Today’s Wonder of the Day was inspired by Cydney. Cydney Wonders, “Why do donuts have holes?” Thanks for WONDERing with us, Cydney!
We were in the Wonderopolis kitchen making breakfast the other day when we overheard the toast and the cereal telling jokes:
Toast: Hey cereal! Why did the donut have to go to the dentist?
Cereal: I have no idea. Why?
Toast: Because it needed a chocolate filling!
Cereal: Ay yi yi. You must have forgotten your butter, because that was really dry!
OK…so breakfast food humor might not be all it's cracked up to be. But we bet you wouldn't mind a donut, would you, especially if it had chocolate filling?
Donuts — sometimes spelled doughnuts — are tasty treats made from fried dough. They come in a wide variety of shapes, sizes, and flavors. Do you have a favorite type of donut?
Probably the most popular and familiar type of donut is the classic ring-shaped donut with a hole in the middle. Although these basic donuts can come in many different flavors with all sorts of different toppings, the most common type features a basic sugar glaze coating.
Many children are fascinated by the hole in the middle of the donut. Why is it there? What purpose does it serve?
There are a couple of common theories about the origin of the donut's hole. One of the most popular credits American seafarer Hanson Gregory with inventing the donut's hole in 1847 while aboard a lime-trading ship. He was just 16 years old at the time.

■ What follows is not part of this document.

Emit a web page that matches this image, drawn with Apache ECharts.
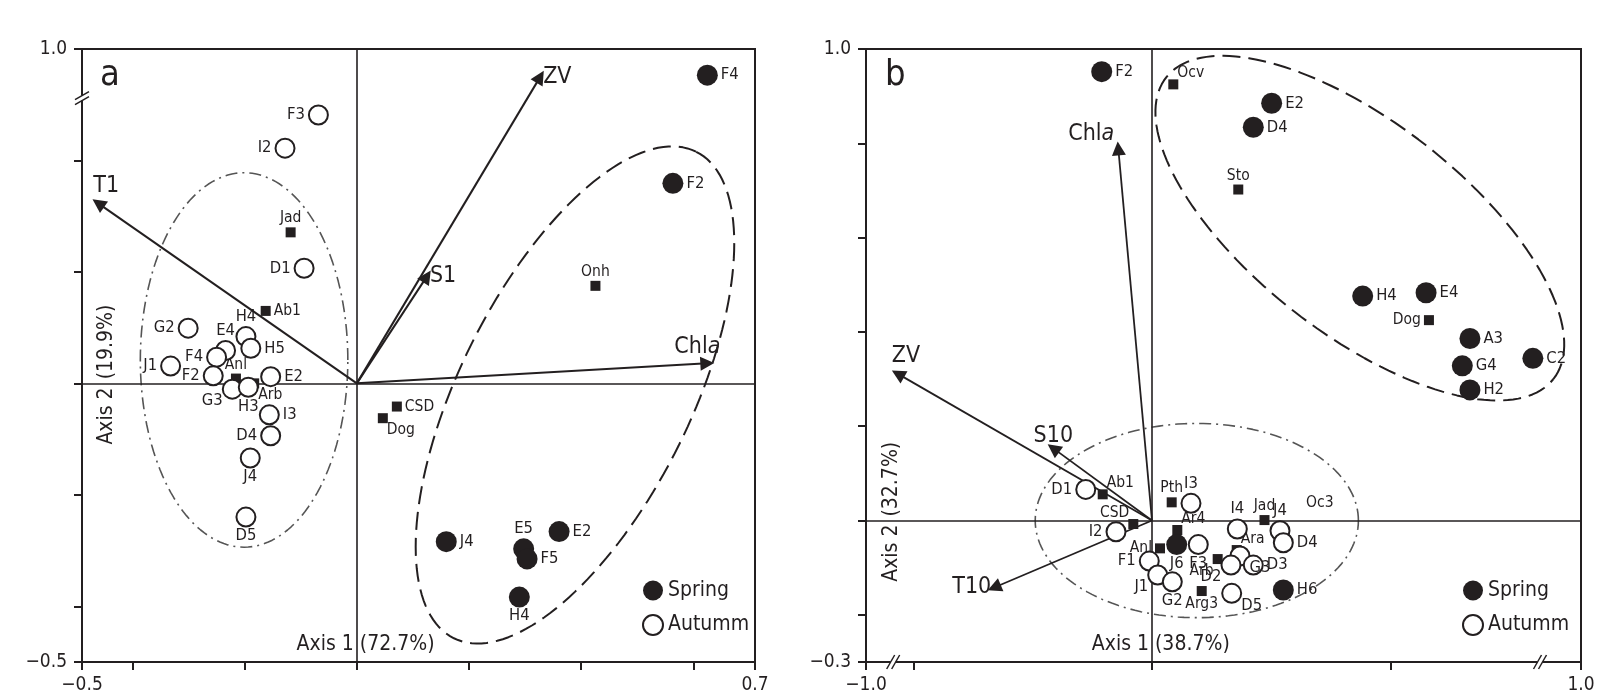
<!DOCTYPE html>
<html><head><meta charset="utf-8">
<script src="https://cdn.jsdelivr.net/npm/echarts@6/dist/echarts.min.js"></script>
<style>html,body{margin:0;padding:0;background:#fff}#c{width:1611px;height:699px}</style>
</head><body><div id="c"></div>
<script>
// ---------------- Panel a data ----------------
const aSpringNames = ['F4','F2','J4','E5','F5','E2','H4'];
const aSpringX = [0.625, 0.5636, 0.1595, 0.2975, 0.3036, 0.3607, 0.2898];
const aSpringY = [0.553, 0.359, -0.284, -0.297, -0.315, -0.266, -0.3835];
const aSpringLab = ['r','r','r','t','r','r','b'];

const aAutNames = ['F3','I2','D1','G2','H4','H5','E4','F4','J1','F2','E2','G3','H3','I3','D4','J4','D5'];
const aAutX = [-0.0685,-0.128,-0.094,-0.3007,-0.1977,-0.189,-0.234,-0.25,-0.332,-0.256,-0.1536,-0.222,-0.1935,-0.156,-0.1536,-0.19,-0.1977];
const aAutY = [0.4816,0.422,0.2066,0.099,0.084,0.063,0.059,0.047,0.031,0.0135,0.012,-0.0104,-0.007,-0.0565,-0.094,-0.134,-0.24];
const aAutLab = ['l','l','l','l','t','r','t','l','l','l','r','bl','b','r','l','b','b'];

const aSpeNames = ['Jad','Ab1','Anl','Arb','CSD','Dog','Onh'];
const aSpeX = [-0.118,-0.1625,-0.2155,-0.183,0.0714,0.0464,0.4255];
const aSpeY = [0.271,0.130,0.0086,0.0,-0.0416,-0.0625,0.175];
const aSpeLab = ['t','r','t','br','r','br','t'];

const aEnvNames = ['T1','ZV','S1','Chla'];
const aEnvX = [-0.461, 0.327, 0.125, 0.625];
const aEnvY = [0.323, 0.550, 0.192, 0.036];
const aEnvLab = ['ta','r','r','tc'];

// group outlines: centre, radii, rotation (deg)
const aAutumnGroup = [-0.201, 0.042, 0.185, 0.336, 0];
const aSpringGroup = [0.389, -0.0208, 0.487, 0.206, 63.7];

// ---------------- Panel b data ----------------
const bSpringNames = ['F2','E2','D4','H4','E4','A3','G4','H2','C2','J6','H6'];
const bSpringX = [-0.1055,0.251,0.2125,0.442,0.575,0.667,0.651,0.667,0.799,0.0518,0.2755];
const bSpringY = [0.952,0.885,0.834,0.476,0.483,0.386,0.328,0.277,0.344,-0.051,-0.1474];
const bSpringLab = ['r','r','r','r','r','r','r','r','r','b','r'];

const bAutNames = ['D1','I2','I3','F3','F1','J1','G2','I4','J4','D4','G3','D2','D3','D5'];
const bAutX = [-0.139,-0.0755,0.0818,0.0971,-0.0057,0.012,0.0426,0.179,0.2685,0.2755,0.1846,0.1657,0.2125,0.1672];
const bAutY = [0.066,-0.0238,0.0365,-0.051,-0.086,-0.1156,-0.130,-0.018,-0.0216,-0.047,-0.0753,-0.0944,-0.0944,-0.1544];
const bAutLab = ['l','l','t','b','l','bl','b','t','t','r','br','bl','r','br'];

const bSpeNames = ['Ocv','Sto','Dog','Ab1','CSD','Pth','Ar4','Anl','Jad','Ara','Arb','Arg3','Oc3'];
const bSpeX = [0.0447,0.181,0.581,-0.1034,-0.0392,0.0413,0.0531,0.0168,0.236,0.1777,0.1378,0.1043,0.352];
const bSpeY = [0.925,0.702,0.425,0.0556,-0.0074,0.0386,-0.0201,-0.059,0.001,-0.0626,-0.0817,-0.1495,0.037];
const bSpeLab = ['tr','t','l','tr','tl','t','tr','l','t','tr','bl','b','c'];

const bEnvNames = ['ZV','Chla','S10','T10'];
const bEnvX = [-0.533,-0.0707,-0.207,-0.331];
const bEnvY = [0.311,0.789,0.153,-0.142];
const bEnvLab = ['ta','tl2','t','l'];

const bSpringGroup = [0.436, 0.620, 0.517, 0.224, -38.3];
const bAutumnGroup = [0.094, 0.0, 0.339, 0.206, 0];

// axis text
const aAxis1 = ['Axis 1', '(72.7%)'];
const aAxis2 = ['Axis 2', '(19.9%)'];
const bAxis1 = ['Axis 1', '(38.7%)'];
const bAxis2 = ['Axis 2', '(32.7%)'];

// ---------------- styles ----------------
const FONT = "'Liberation Sans Narrow','DejaVu Sans Condensed','Roboto Condensed',Roboto,sans-serif";
const INK = '#231f20';
const GA = {left:82, top:49, width:673, height:613};
const GB = {left:866, top:49, width:715, height:613};

const LPOS = {
  l:{position:'left',distance:3}, r:{position:'right',distance:3},
  t:{position:'top',distance:1}, b:{position:'bottom',distance:0},
  tl:{position:'left',distance:1,offset:[2,-11]}, tr:{position:'right',distance:1,offset:[-2,-11]},
  bl:{position:'left',distance:1,offset:[2,12]}, br:{position:'right',distance:1,offset:[-2,12]},
  c:{position:'inside'},
  ta:{position:'top',distance:6,offset:[8,0]}, tc:{position:'top',distance:5,offset:[-10,0]},
  tl2:{position:'left',distance:4,offset:[0,-14]}
};

function makePts(names, xs, ys, labs, fontSize) {
  return names.map((n,i) => {
    const lp = LPOS[labs[i]];
    const item = {name:n, value:[xs[i], ys[i]],
      label: Object.assign({show:true, formatter:'{b}', color:INK, fontFamily:FONT, fontSize:fontSize}, lp)};
    if (labs[i] === 'c') item.symbolSize = 0;
    return item;
  });
}
function outline(g, n) {
  const [cx, cy, rx, ry, rot] = g;
  const t = rot * Math.PI / 180, out = [];
  for (let k = 0; k <= n; k++) {
    const a = 2 * Math.PI * k / n;
    const ux = rx * Math.cos(a), uy = ry * Math.sin(a);
    out.push([cx + ux * Math.cos(t) - uy * Math.sin(t), cy + ux * Math.sin(t) + uy * Math.cos(t)]);
  }
  return out;
}

function panelSeries(gi, d) {
  const base = {xAxisIndex:gi, yAxisIndex:gi, animation:false};
  return [
    Object.assign({type:'line', name:'g1'+gi, data:outline(d.autG, 160), symbol:'none', silent:true, z:1,
      lineStyle:{color:'#555', width:1.6, type:[12,5,2,5]}}, base),
    Object.assign({type:'line', name:'g2'+gi, data:outline(d.sprG, 160), symbol:'none', silent:true, z:1,
      lineStyle:{color:INK, width:2, type:[18,8]}}, base),
    Object.assign({type:'scatter', name:'zero'+gi, data:[], silent:true, z:2,
      markLine:{silent:true, symbol:'none', label:{show:false}, animation:false,
        lineStyle:{color:INK, width:1.6, type:'solid'}, data:[{xAxis:0},{yAxis:0}]}}, base),
    Object.assign({type:'lines', name:'env'+gi, coordinateSystem:'cartesian2d', z:3, silent:true,
      symbol:['none','triangle'], symbolSize:14,
      lineStyle:{color:INK, width:d.envW, opacity:1},
      data: d.envX.map((x,i) => ({coords:[[0,0],[x, d.envY[i]]]}))}, base),
    Object.assign({type:'scatter', name:'envlab'+gi, symbolSize:0, z:4, silent:true,
      itemStyle:{opacity:1},
      data: d.envN.map((n,i) => ({name:n, value:[d.envX[i], d.envY[i]],
        label:Object.assign({show:true, color:INK, opacity:1,
          formatter: p => p.name === 'Chla' ? '{n|Chl}{i|a}' : '{n|' + p.name + '}',
          rich:{n:{fontFamily:FONT, fontSize:23, color:INK}, i:{fontFamily:FONT, fontSize:23, fontStyle:'italic', color:INK}}
        }, LPOS[d.envL[i]])}))}, base),
    Object.assign({type:'scatter', name:'Species', symbol:'rect', symbolSize:10, z:5,
      itemStyle:{color:INK, opacity:1},
      data: makePts(d.speN, d.speX, d.speY, d.speL, 15.5)}, base),
    Object.assign({type:'scatter', name:'Autumm', symbol:'circle', symbolSize:19, z:6,
      itemStyle:{color:'#fff', borderColor:INK, borderWidth:2, opacity:1},
      data: makePts(d.autN, d.autX, d.autY, d.autL, 16.5)}, base),
    Object.assign({type:'scatter', name:'Spring', symbol:'circle', symbolSize:21, z:7,
      itemStyle:{color:INK, opacity:1},
      data: makePts(d.sprN, d.sprX, d.sprY, d.sprL, 16.5)}, base)
  ];
}

const A = {autG:aAutumnGroup, sprG:aSpringGroup, envX:aEnvX, envY:aEnvY, envN:aEnvNames, envL:aEnvLab, envW:2,
  speN:aSpeNames, speX:aSpeX, speY:aSpeY, speL:aSpeLab, autN:aAutNames, autX:aAutX, autY:aAutY, autL:aAutLab,
  sprN:aSpringNames, sprX:aSpringX, sprY:aSpringY, sprL:aSpringLab};
const B = {autG:bAutumnGroup, sprG:bSpringGroup, envX:bEnvX, envY:bEnvY, envN:bEnvNames, envL:bEnvLab, envW:1.8,
  speN:bSpeNames, speX:bSpeX, speY:bSpeY, speL:bSpeLab, autN:bAutNames, autX:bAutX, autY:bAutY, autL:bAutLab,
  sprN:bSpringNames, sprX:bSpringX, sprY:bSpringY, sprL:bSpringLab};

const axisText = {color:INK, fontFamily:FONT, fontSize:19};
function valAxis(gi, min, max, ticks, labels, names, isX) {
  return {type:'value', gridIndex:gi, min:min, max:max,
    axisLine:{show:true, onZero:false, lineStyle:{color:INK, width:2}},
    axisTick:{show:true, length:8, lineStyle:{color:INK, width:2}, customValues:ticks},
    axisLabel:Object.assign({show:true, margin:isX ? 14 : 15, customValues:labels,
      formatter: v => names[labels.indexOf(v)] || ''}, axisText),
    splitLine:{show:false}};
}

const chart = echarts.init(document.getElementById('c'), null, {renderer:'canvas'});
const legendBase = {orient:'vertical', itemWidth:20, itemHeight:20, itemGap:13, selectedMode:false,
  textStyle:{color:INK, fontFamily:FONT, fontSize:21},
  data:[{name:'Spring', icon:'circle', itemStyle:{color:INK}},
        {name:'Autumm', icon:'circle', itemStyle:{color:'#fff', borderColor:INK, borderWidth:2}}]};
chart.setOption({
  backgroundColor:'#fff', animation:false,
  grid:[Object.assign({show:true, borderColor:INK, borderWidth:2}, GA),
        Object.assign({show:true, borderColor:INK, borderWidth:2}, GB)],
  xAxis:[valAxis(0, -0.49, 0.71, [-0.49,-0.4,-0.2,0,0.2,0.4,0.6,0.71], [-0.49,0.71], ['\u22120.5','0.7'], true),
         valAxis(1, -0.6, 0.9, [-0.6,-0.5,0,0.5,0.9], [-0.6,0.9], ['\u22121.0','1.0'], true)],
  yAxis:[valAxis(0, -0.5, 0.6, [-0.5,-0.4,-0.2,0,0.2,0.4,0.6], [-0.5,0.6], ['\u22120.5','1.0'], false),
         valAxis(1, -0.3, 1.0, [-0.3,-0.2,0,0.2,0.4,0.6,0.8,1.0], [-0.3,1.0], ['\u22120.3','1.0'], false)],
  legend:[Object.assign({left:637, top:575}, legendBase), Object.assign({left:1457, top:575}, legendBase)],
  series: panelSeries(0, A).concat(panelSeries(1, B))
});

// ---------------- annotations ----------------
function txt(x, y, s, opt) {
  return Object.assign({type:'text', x:x, y:y, silent:true, z:50,
    style:Object.assign({text:s, fill:INK, font:'21px ' + FONT, align:'left', verticalAlign:'middle'}, opt || {})});
}
function vBreak(x, y) {
  return [{type:'rect', z:60, shape:{x:x-4, y:y-2.5, width:8, height:5}, style:{fill:'#fff'}},
    {type:'line', z:61, shape:{x1:x-7, y1:y-2.5+4, x2:x+7, y2:y-2.5-4}, style:{stroke:INK, lineWidth:1.5}},
    {type:'line', z:61, shape:{x1:x-7, y1:y+2.5+4, x2:x+7, y2:y+2.5-4}, style:{stroke:INK, lineWidth:1.5}}];
}
function hBreak(x, y) {
  return [{type:'rect', z:60, shape:{x:x-2.5, y:y-4, width:5, height:8}, style:{fill:'#fff'}},
    {type:'line', z:61, shape:{x1:x-2.5-4, y1:y+7, x2:x-2.5+4, y2:y-7}, style:{stroke:INK, lineWidth:1.5}},
    {type:'line', z:61, shape:{x1:x+2.5-4, y1:y+7, x2:x+2.5+4, y2:y-7}, style:{stroke:INK, lineWidth:1.5}}];
}
const za = chart.convertToPixel({gridIndex:0}, [0, 0]);
const zb = chart.convertToPixel({gridIndex:1}, [0, 0]);
const aBrk = chart.convertToPixel({gridIndex:0}, [-0.49, 0.512]);
const bBrk1 = chart.convertToPixel({gridIndex:1}, [-0.543, -0.3]);
const bBrk2 = chart.convertToPixel({gridIndex:1}, [0.814, -0.3]);
const axY = GA.top + GA.height - 17;
const g = [
  txt(za[0]-3, axY, aAxis1[0], {align:'right'}), txt(za[0]+3, axY, aAxis1[1]),
  txt(zb[0]-3, axY, bAxis1[0], {align:'right'}), txt(zb[0]+3, axY, bAxis1[1]),
  Object.assign(txt(GA.left+25, za[1]+4, aAxis2[0], {align:'right'}), {rotation:Math.PI/2}),
  Object.assign(txt(GA.left+25, za[1]-4, aAxis2[1], {align:'left'}), {rotation:Math.PI/2}),
  Object.assign(txt(GB.left+26, zb[1]+4, bAxis2[0], {align:'right'}), {rotation:Math.PI/2}),
  Object.assign(txt(GB.left+26, zb[1]-4, bAxis2[1], {align:'left'}), {rotation:Math.PI/2}),
  txt(GA.left+18, 76, 'a', {font:'36px ' + FONT}),
  txt(GB.left+19, 76, 'b', {font:'36px ' + FONT})
].concat(vBreak(aBrk[0], aBrk[1]), hBreak(bBrk1[0], bBrk1[1]), hBreak(bBrk2[0], bBrk2[1]));
chart.setOption({graphic:g});
</script>
</body></html>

As the story goes, Gregory wasn't happy with the doughy consistency of the fried cakes served on the ship. Although the outsides and the edges were crisp, the centers of the donuts were always greasy and doughy.
Gregory suggested punching a hole in the middle of the fried cakes, so that the insides of the cakes would cook as evenly as the outsides. Experts believe that this reason makes sense, because of the way that donuts are cooked.
When dough is placed in a fryer, the outsides and edges will cook quickly, because they're exposed to the hot oil. To fully cook the insides of the dough, the dough would have to stay in the oil for a longer time, which would lead to the outsides becoming burnt.
Punching a hole in the middle of the dough, however, allows the insides and the outsides to cook evenly, creating a perfect donut. There may be another reason for the holes in donuts, though.
Donuts became popular in America around the same time bagels were becoming popular. Bakers and street vendors would often sell bagels stacked on long sticks or strung on a long rope. Some people believe that the holes in donuts allowed them to be sold in a similar way.
So what happens to all those donut holes that are cut out of the dough? Many people believe that those pieces of cut-out dough are what are used to make donut holes, which are those little round donut pieces that so many kids love to eat with milk.
In truth, though, many donuts with holes don't actually have any dough cut out of them to make their shape. Instead, special machines spray dough into a fryer in a circular pattern. The donut holes you buy at the bakery or grocery store are usually made out of dough simply cut into small squares!